| Input |
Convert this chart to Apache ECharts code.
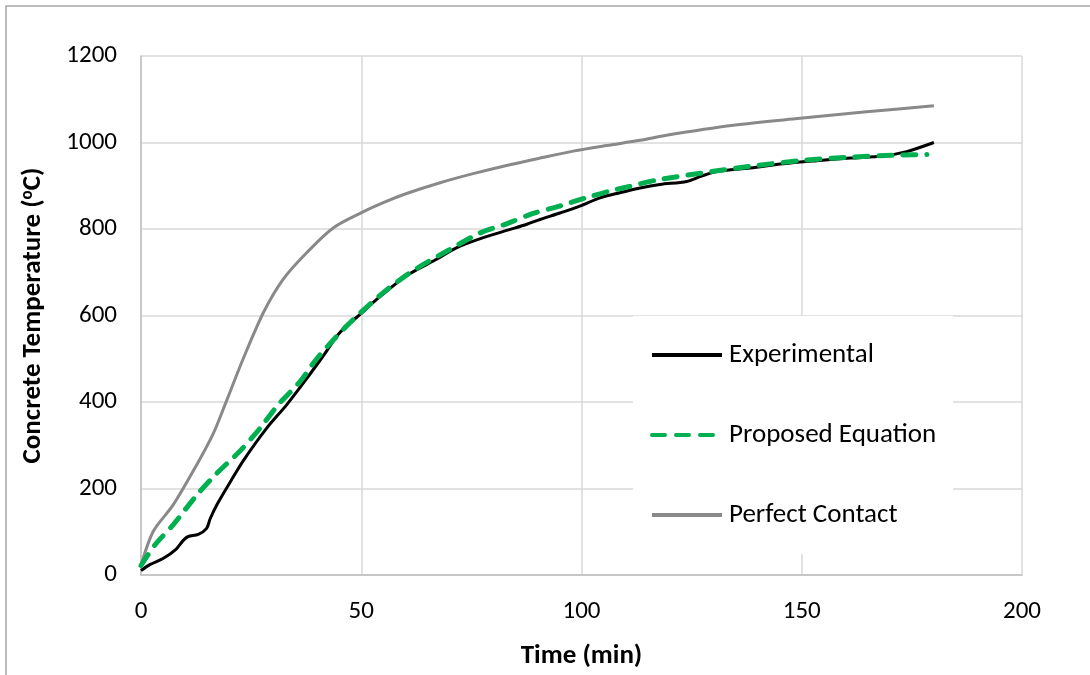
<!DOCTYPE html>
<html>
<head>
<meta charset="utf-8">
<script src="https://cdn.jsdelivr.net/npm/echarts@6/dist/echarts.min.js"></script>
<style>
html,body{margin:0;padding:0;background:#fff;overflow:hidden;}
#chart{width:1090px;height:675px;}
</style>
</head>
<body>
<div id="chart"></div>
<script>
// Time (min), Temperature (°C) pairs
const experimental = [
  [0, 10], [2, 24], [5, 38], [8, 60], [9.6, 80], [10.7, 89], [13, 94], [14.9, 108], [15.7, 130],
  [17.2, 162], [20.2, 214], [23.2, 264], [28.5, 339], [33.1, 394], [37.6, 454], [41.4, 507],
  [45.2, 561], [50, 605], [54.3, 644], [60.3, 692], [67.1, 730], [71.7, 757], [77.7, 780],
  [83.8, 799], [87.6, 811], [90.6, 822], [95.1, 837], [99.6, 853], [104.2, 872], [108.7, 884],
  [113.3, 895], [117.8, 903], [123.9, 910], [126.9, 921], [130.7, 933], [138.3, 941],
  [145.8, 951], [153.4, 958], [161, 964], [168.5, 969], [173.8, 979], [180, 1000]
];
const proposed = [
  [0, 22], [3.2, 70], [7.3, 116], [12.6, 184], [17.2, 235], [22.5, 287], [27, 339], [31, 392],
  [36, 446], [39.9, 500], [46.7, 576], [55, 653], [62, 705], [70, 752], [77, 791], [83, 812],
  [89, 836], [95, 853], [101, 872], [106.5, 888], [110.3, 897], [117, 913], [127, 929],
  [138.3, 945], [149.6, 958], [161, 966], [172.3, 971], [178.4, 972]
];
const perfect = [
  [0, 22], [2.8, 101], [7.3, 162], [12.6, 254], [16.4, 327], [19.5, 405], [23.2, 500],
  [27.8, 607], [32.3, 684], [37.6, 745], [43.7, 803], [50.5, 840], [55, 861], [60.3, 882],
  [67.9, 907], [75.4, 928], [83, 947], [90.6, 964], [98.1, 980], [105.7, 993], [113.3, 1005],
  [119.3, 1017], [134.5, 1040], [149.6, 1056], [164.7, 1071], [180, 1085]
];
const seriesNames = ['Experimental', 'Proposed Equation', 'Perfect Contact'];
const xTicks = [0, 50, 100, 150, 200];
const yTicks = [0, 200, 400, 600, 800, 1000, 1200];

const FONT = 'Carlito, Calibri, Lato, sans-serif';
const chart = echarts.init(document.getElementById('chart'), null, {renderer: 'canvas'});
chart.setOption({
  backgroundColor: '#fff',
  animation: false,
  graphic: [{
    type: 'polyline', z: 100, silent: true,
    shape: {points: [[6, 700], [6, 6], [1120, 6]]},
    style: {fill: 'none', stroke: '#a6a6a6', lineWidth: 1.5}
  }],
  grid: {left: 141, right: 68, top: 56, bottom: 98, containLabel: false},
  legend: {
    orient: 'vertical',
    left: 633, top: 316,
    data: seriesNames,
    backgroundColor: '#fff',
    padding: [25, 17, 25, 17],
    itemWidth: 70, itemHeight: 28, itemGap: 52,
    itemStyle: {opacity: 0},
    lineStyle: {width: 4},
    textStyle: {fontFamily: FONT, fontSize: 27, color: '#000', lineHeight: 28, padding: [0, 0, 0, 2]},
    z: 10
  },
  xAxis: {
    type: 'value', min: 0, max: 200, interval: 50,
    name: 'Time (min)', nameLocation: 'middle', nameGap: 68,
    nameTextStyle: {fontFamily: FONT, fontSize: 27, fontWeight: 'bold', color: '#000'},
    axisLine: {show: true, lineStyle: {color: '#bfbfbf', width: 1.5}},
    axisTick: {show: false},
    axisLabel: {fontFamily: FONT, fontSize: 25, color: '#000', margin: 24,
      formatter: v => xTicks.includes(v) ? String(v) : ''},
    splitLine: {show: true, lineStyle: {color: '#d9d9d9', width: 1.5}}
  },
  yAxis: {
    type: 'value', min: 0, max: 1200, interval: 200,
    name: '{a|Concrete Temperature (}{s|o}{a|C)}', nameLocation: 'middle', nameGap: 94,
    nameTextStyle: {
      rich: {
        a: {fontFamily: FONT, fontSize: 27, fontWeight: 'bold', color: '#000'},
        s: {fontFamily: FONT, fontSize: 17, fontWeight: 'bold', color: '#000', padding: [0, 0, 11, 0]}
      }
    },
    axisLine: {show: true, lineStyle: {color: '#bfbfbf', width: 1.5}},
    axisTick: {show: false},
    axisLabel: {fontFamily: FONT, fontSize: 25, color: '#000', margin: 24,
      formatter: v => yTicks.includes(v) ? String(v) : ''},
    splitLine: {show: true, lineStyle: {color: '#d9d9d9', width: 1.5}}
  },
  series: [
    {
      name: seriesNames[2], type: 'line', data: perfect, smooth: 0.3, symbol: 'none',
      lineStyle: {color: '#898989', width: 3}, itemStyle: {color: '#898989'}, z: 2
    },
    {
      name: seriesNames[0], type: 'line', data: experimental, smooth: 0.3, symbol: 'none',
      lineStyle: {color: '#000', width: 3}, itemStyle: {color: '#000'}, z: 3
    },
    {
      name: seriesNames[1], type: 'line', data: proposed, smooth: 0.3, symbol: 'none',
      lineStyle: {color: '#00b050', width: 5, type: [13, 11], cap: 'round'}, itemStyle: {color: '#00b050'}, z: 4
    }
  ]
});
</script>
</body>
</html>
==
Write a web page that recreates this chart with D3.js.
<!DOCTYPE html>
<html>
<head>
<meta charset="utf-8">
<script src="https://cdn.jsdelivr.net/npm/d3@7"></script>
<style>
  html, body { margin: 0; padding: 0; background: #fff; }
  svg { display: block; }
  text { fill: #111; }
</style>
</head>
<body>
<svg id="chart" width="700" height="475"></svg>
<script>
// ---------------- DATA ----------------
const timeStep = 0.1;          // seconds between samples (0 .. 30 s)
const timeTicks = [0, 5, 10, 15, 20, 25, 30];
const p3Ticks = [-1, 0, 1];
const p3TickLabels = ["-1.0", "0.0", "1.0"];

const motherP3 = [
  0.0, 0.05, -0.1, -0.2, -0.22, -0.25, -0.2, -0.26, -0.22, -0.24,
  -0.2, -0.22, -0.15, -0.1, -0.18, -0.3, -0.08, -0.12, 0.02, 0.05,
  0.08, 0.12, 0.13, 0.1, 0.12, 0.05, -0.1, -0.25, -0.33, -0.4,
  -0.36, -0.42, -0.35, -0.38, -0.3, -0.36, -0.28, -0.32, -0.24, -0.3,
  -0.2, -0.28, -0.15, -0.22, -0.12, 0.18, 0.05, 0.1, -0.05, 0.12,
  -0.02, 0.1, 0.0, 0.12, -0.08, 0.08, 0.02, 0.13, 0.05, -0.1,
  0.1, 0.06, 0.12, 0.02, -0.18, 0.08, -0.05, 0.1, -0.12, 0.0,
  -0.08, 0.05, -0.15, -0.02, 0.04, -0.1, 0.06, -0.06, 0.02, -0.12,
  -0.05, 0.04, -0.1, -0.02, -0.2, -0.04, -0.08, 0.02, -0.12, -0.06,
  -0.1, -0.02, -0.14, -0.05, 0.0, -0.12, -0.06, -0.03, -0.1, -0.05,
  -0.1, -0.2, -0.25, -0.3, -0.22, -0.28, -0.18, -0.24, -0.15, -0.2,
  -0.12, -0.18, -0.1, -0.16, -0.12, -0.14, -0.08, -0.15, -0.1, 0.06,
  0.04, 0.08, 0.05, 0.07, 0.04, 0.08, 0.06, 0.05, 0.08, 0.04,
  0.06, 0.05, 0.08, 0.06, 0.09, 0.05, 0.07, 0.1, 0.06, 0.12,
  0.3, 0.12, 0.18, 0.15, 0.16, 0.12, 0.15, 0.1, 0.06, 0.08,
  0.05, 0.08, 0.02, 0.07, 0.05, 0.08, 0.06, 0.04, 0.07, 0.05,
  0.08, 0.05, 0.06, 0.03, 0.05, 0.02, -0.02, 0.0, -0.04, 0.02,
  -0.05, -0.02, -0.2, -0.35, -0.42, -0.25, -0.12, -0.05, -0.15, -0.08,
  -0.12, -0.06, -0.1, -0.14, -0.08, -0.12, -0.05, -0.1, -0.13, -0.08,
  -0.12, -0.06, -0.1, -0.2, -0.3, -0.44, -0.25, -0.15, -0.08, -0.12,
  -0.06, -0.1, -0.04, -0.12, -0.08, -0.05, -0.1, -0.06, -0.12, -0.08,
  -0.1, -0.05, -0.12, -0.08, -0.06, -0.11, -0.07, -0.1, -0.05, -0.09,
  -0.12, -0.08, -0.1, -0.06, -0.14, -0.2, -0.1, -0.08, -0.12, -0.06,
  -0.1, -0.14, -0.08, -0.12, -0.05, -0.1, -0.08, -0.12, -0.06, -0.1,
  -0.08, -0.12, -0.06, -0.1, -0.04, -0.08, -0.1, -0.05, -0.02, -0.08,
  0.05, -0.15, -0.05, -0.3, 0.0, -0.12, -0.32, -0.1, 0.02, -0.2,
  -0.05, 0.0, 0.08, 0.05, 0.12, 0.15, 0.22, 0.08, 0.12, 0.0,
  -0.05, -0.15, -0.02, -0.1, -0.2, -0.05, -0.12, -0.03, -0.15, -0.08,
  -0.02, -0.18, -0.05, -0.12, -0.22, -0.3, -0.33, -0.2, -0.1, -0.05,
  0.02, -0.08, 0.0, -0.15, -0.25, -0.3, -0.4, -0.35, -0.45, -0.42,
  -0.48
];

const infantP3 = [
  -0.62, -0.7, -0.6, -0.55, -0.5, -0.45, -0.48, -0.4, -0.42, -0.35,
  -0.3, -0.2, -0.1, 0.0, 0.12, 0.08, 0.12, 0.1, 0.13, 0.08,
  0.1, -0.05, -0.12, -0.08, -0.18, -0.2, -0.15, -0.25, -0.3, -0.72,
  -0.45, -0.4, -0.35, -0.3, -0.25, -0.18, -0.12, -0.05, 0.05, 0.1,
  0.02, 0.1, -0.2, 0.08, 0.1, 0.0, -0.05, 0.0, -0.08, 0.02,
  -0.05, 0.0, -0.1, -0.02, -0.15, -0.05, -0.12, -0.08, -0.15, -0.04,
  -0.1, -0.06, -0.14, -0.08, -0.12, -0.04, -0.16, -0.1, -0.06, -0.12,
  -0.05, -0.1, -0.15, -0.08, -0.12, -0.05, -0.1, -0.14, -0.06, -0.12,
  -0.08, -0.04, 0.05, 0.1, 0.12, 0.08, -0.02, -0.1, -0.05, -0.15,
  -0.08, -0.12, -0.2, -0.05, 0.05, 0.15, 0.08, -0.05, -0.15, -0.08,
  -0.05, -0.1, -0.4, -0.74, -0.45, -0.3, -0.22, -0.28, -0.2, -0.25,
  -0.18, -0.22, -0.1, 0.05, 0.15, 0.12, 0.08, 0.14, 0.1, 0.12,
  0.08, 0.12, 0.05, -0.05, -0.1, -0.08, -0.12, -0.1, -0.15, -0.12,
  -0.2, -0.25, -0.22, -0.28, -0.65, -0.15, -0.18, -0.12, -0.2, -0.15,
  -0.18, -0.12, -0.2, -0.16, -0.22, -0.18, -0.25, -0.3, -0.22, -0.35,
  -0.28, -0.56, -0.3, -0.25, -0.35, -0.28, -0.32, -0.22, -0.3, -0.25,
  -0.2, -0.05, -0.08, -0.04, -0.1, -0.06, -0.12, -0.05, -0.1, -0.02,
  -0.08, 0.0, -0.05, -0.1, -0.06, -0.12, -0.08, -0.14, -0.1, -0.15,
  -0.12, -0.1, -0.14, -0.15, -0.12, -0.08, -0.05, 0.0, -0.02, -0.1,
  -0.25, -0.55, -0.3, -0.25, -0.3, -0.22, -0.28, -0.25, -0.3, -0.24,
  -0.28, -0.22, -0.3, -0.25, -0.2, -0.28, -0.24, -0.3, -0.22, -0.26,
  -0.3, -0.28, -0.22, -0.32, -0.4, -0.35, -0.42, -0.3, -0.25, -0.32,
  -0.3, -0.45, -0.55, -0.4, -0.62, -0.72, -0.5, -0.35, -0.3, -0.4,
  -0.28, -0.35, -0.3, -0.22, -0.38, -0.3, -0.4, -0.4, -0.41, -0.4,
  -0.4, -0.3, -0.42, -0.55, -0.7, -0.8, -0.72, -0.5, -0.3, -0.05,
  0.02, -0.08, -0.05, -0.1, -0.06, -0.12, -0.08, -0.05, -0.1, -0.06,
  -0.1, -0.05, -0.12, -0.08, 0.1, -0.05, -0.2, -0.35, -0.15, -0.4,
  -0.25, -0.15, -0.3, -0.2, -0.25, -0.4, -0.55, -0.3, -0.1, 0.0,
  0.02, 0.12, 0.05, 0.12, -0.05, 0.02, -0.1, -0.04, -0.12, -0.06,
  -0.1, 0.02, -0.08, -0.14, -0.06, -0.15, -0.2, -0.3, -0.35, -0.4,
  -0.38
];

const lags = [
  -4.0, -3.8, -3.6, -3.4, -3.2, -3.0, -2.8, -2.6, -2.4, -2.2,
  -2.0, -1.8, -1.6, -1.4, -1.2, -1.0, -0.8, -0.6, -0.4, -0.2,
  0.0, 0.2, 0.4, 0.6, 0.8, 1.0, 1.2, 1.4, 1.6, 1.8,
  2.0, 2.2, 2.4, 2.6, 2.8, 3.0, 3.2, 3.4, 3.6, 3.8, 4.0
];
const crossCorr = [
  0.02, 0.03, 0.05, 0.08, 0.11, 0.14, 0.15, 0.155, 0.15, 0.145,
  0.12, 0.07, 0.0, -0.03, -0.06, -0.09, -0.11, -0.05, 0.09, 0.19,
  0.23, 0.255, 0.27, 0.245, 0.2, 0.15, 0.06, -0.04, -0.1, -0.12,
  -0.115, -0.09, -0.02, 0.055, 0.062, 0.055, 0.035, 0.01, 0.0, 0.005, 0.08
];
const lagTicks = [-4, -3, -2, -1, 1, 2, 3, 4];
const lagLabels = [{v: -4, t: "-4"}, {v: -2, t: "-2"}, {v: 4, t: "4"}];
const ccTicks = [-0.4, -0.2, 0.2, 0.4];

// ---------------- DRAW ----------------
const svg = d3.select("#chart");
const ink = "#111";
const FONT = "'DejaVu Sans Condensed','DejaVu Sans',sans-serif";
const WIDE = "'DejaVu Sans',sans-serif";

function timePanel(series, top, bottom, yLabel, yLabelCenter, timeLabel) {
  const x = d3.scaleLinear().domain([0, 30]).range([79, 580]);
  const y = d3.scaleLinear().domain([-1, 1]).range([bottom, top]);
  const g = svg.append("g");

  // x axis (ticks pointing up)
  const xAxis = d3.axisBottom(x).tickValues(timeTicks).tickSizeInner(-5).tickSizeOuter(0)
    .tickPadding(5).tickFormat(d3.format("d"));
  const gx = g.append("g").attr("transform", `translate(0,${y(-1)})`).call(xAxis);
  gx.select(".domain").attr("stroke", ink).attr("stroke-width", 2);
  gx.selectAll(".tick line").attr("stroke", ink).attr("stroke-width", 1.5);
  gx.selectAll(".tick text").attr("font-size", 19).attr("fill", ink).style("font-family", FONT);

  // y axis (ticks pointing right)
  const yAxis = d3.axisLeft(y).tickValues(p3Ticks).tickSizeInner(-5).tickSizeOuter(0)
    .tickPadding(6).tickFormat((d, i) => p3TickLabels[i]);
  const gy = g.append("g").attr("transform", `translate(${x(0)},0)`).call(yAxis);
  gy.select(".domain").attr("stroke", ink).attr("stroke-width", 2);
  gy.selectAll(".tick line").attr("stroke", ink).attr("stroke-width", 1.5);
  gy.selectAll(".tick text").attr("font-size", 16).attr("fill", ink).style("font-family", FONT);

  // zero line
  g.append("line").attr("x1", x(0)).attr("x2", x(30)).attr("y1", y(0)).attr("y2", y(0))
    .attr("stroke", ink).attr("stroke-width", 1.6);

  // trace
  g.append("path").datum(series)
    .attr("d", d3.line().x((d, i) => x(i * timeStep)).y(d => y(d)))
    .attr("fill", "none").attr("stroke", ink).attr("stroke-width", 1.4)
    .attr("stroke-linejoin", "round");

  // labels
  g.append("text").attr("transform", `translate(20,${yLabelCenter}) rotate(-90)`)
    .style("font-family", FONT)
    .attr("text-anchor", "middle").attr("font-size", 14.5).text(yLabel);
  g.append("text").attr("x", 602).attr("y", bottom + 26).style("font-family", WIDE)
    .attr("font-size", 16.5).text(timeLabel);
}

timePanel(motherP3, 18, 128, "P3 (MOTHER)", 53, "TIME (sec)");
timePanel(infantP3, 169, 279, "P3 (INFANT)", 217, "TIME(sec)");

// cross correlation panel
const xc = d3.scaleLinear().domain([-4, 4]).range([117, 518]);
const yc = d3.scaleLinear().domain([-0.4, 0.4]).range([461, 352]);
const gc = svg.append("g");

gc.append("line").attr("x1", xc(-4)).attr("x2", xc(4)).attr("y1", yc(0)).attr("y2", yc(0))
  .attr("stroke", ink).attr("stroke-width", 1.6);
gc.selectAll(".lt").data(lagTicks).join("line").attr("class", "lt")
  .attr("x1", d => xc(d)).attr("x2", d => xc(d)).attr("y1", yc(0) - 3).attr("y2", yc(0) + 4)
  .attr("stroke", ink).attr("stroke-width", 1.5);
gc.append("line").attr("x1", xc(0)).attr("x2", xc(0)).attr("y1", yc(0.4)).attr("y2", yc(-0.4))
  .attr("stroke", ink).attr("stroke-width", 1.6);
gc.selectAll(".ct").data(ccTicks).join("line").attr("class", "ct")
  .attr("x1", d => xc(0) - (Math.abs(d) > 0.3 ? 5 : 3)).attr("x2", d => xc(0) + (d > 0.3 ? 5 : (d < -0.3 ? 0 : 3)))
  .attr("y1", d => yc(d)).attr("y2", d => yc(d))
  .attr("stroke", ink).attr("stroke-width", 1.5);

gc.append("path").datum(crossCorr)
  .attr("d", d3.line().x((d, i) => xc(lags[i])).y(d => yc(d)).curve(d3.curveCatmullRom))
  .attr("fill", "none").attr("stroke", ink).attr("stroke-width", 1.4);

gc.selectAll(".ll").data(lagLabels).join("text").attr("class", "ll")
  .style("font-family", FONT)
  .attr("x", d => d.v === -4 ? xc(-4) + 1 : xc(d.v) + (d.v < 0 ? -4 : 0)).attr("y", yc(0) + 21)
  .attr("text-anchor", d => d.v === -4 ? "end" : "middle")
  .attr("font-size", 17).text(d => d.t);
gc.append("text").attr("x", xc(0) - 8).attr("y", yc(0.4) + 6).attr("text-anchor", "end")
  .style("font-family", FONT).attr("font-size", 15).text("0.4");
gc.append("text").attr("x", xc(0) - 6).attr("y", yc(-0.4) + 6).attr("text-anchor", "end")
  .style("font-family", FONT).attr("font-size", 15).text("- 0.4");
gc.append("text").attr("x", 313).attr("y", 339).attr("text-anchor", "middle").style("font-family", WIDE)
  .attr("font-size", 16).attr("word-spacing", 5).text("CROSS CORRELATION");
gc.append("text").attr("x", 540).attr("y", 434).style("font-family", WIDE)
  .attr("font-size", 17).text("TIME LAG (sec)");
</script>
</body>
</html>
---
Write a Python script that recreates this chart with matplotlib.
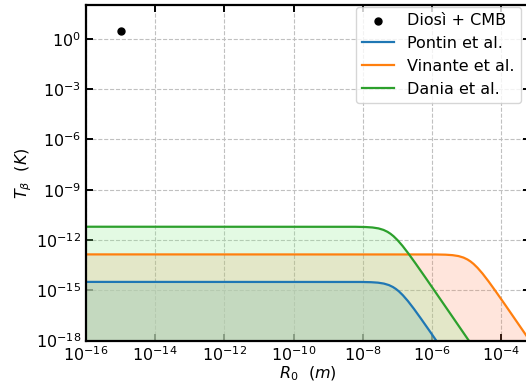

| Task statement |
Pictures should be left out. Retype only the run of lines from the line containing "Convert this chart to Apache ECharts code." to the line containing "const yTicks = [0, 200, 400, 600, 800, 1000, 1200];", inclusive.

| The reply |
Convert this chart to Apache ECharts code.
<!DOCTYPE html>
<html>
<head>
<meta charset="utf-8">
<script src="https://cdn.jsdelivr.net/npm/echarts@6/dist/echarts.min.js"></script>
<style>
html,body{margin:0;padding:0;background:#fff;overflow:hidden;}
#chart{width:1090px;height:675px;}
</style>
</head>
<body>
<div id="chart"></div>
<script>
// Time (min), Temperature (°C) pairs
const experimental = [
  [0, 10], [2, 24], [5, 38], [8, 60], [9.6, 80], [10.7, 89], [13, 94], [14.9, 108], [15.7, 130],
  [17.2, 162], [20.2, 214], [23.2, 264], [28.5, 339], [33.1, 394], [37.6, 454], [41.4, 507],
  [45.2, 561], [50, 605], [54.3, 644], [60.3, 692], [67.1, 730], [71.7, 757], [77.7, 780],
  [83.8, 799], [87.6, 811], [90.6, 822], [95.1, 837], [99.6, 853], [104.2, 872], [108.7, 884],
  [113.3, 895], [117.8, 903], [123.9, 910], [126.9, 921], [130.7, 933], [138.3, 941],
  [145.8, 951], [153.4, 958], [161, 964], [168.5, 969], [173.8, 979], [180, 1000]
];
const proposed = [
  [0, 22], [3.2, 70], [7.3, 116], [12.6, 184], [17.2, 235], [22.5, 287], [27, 339], [31, 392],
  [36, 446], [39.9, 500], [46.7, 576], [55, 653], [62, 705], [70, 752], [77, 791], [83, 812],
  [89, 836], [95, 853], [101, 872], [106.5, 888], [110.3, 897], [117, 913], [127, 929],
  [138.3, 945], [149.6, 958], [161, 966], [172.3, 971], [178.4, 972]
];
const perfect = [
  [0, 22], [2.8, 101], [7.3, 162], [12.6, 254], [16.4, 327], [19.5, 405], [23.2, 500],
  [27.8, 607], [32.3, 684], [37.6, 745], [43.7, 803], [50.5, 840], [55, 861], [60.3, 882],
  [67.9, 907], [75.4, 928], [83, 947], [90.6, 964], [98.1, 980], [105.7, 993], [113.3, 1005],
  [119.3, 1017], [134.5, 1040], [149.6, 1056], [164.7, 1071], [180, 1085]
];
const seriesNames = ['Experimental', 'Proposed Equation', 'Perfect Contact'];
const xTicks = [0, 50, 100, 150, 200];
const yTicks = [0, 200, 400, 600, 800, 1000, 1200];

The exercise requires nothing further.